The report, authored by Shawn Kantor, a professor at UC Merced, says the direct economic benefits of savings in the Valley -- which includes the Sacramento and San Joaquin valleys -- would total $3 billion annually.
Some of those benefits would come in the form of savings of time and money as passengers shift from cars and airplanes to the less-expensive trains.
There would also be savings in travel time, reduced freeway and airport congestion, lowered accident risk and productivity gains from train travel -- it's easy and safe to use a laptop or a phone on a train; it's not advisable from behind the wheel of a car on Highway 99.
Economic benefits would include thousands of new jobs, many very well-paying, both in construction and subsequent operation of the trains.
Kantor points out that the Valley -- where the longest single stretch of tracks will be -- would absorb somewhere between 15 percent and 40 percent of the $40 billion it's estimated the system will cost to build.

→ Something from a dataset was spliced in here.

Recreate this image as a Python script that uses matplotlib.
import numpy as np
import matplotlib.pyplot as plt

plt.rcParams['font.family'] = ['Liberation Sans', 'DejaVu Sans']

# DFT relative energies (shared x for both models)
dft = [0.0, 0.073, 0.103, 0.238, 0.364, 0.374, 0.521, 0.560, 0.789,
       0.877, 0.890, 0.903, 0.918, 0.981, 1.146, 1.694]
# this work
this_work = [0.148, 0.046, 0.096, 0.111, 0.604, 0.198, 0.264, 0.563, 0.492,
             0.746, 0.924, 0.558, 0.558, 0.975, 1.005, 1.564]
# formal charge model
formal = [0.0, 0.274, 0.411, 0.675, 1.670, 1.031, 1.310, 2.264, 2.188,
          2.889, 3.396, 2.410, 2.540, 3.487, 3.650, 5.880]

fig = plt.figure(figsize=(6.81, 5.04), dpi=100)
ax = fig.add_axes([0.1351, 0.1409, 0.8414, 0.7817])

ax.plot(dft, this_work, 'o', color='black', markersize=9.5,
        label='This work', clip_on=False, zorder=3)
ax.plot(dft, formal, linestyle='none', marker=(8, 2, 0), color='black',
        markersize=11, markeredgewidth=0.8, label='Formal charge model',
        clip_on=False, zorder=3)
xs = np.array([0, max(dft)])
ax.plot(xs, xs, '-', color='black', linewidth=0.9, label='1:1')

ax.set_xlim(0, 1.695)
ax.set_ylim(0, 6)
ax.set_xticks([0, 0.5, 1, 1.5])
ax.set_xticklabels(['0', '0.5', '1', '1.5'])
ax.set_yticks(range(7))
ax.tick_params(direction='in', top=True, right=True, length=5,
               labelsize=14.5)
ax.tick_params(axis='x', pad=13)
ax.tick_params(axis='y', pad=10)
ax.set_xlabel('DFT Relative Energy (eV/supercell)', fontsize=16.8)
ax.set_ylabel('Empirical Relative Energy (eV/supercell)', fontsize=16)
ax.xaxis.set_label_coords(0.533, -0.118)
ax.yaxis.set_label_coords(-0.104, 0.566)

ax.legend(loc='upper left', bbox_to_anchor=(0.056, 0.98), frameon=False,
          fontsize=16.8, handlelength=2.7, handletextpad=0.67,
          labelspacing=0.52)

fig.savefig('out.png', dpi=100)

Building the system would have a "pronounced effect" on service, communications, utilities, finance, insurance and real estate sectors of the Valley economy, Kantor found.
It gets better. The high-speed system will permit the Valley to more fully participate in the statewide economy, Kantor said. "Market integration" would mean as much as $48 billion annually in new income.
Kantor's study bolsters the argument in favor of Proposition 1A, the $9.9 billion bond measure on the November ballot that would jump-start the construction of the nation's first true high-speed rail system.
We have long maintained that all the regions of the state -- even those not directly served by high-speed rail -- would benefit from its construction, but we've also felt that the Valley stands to gain the most.
We'll see enormous economic benefits, from the jobs created to build and operate the system to greater connectivity with the rest of the state. We'll see cleaner air as many drivers and air passengers choose the high-speed alternative.
And we'll start to get those benefits sooner than most. The system's first stretch of track is likely to connect Bakersfield and Merced, through Fresno. The trains must be tested and certified before the system opens, a process that will take two to three years.
And the only place in the 800-mile system where the trains will run at top speed -- about 220 miles per hour -- is through the Valley. So that test track, which will later form part of the full system, will be built here.
The economic case for high-speed rail is well-established. It's even more important in tough times like these, when there's such a great need for jobs and investment.